Almost every large software project I have personally witnessed is similarly run. If you have endless time and money, you might end up with something workable, on what I call the “Normandy invasion” theory: the bloodshed at the beaches was unbearable, none of the paratroopers landed where intended or linked up with the units they were supposed to join, but in the end we could deploy so many more millions of men than the Germans could that we won anyway.

The vast majority of three hundred or three thousand person projects could, in my estimation, be better done by teams of one tenth of even one hundredth the size, led by a really strong architect and project manager. There is almost no software out there, maybe none at all, which really should cost billions, or hundreds of millions of dollars to build.
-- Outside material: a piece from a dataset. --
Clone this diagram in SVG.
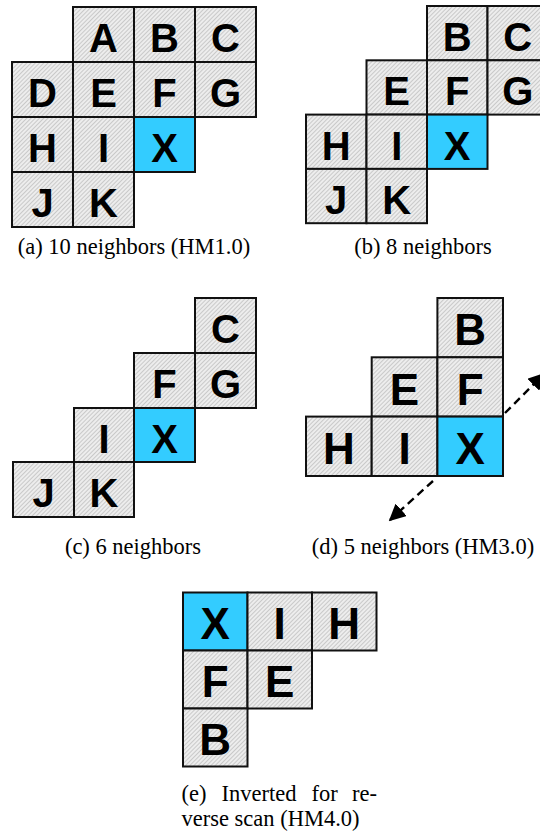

In 1975, Fred Brooks of IBM wrote a then-famous essay, The Mythical Man-Month, which claimed that adding more people to a project makes it take longer, that there is a loss of time when one hundred people have to communicate with one another that may not hamper a team of ten.

Vision

The single most important factor that makes software projects fail is a lack of vision and leadership, which is again a problem which cuts across society and causes nations as well as other types of projects to fail. Someone needs to analyze the requirements, define the specifications, and supervise the developers; although any of these functions may be delegated, there needs to be one human being with the responsibility and the authority to make the project come out right. "Authority" means the ability to fire anyone on the team, or to buy everyone new laptops. "Responsibility" means that if the project doesn't work, the leader falls on her sword. In a slice and dice world, where CEO's commonly blame their underlings for failure while absolving themselves, classic concepts of leadership have been forgotten. I doubt there was anyone at the top of the ACA website project who fits this definition of leadership. President Obama, unlike some of his predecessors (remember Reagan's "Mistakes were made"?) seems to remember the buck stops on his desk; but he forgets that the same must be true of the people he hires: the buck stops on everyone's desk in a truly effective organization.

Conclusion

Software is science, is architecture, is an artisanal field where you’d better be careful, experienced, and keyed in to objective results. Software is also a field in which small is beautiful: more can be better accomplished by teams of fewer but more masterful people.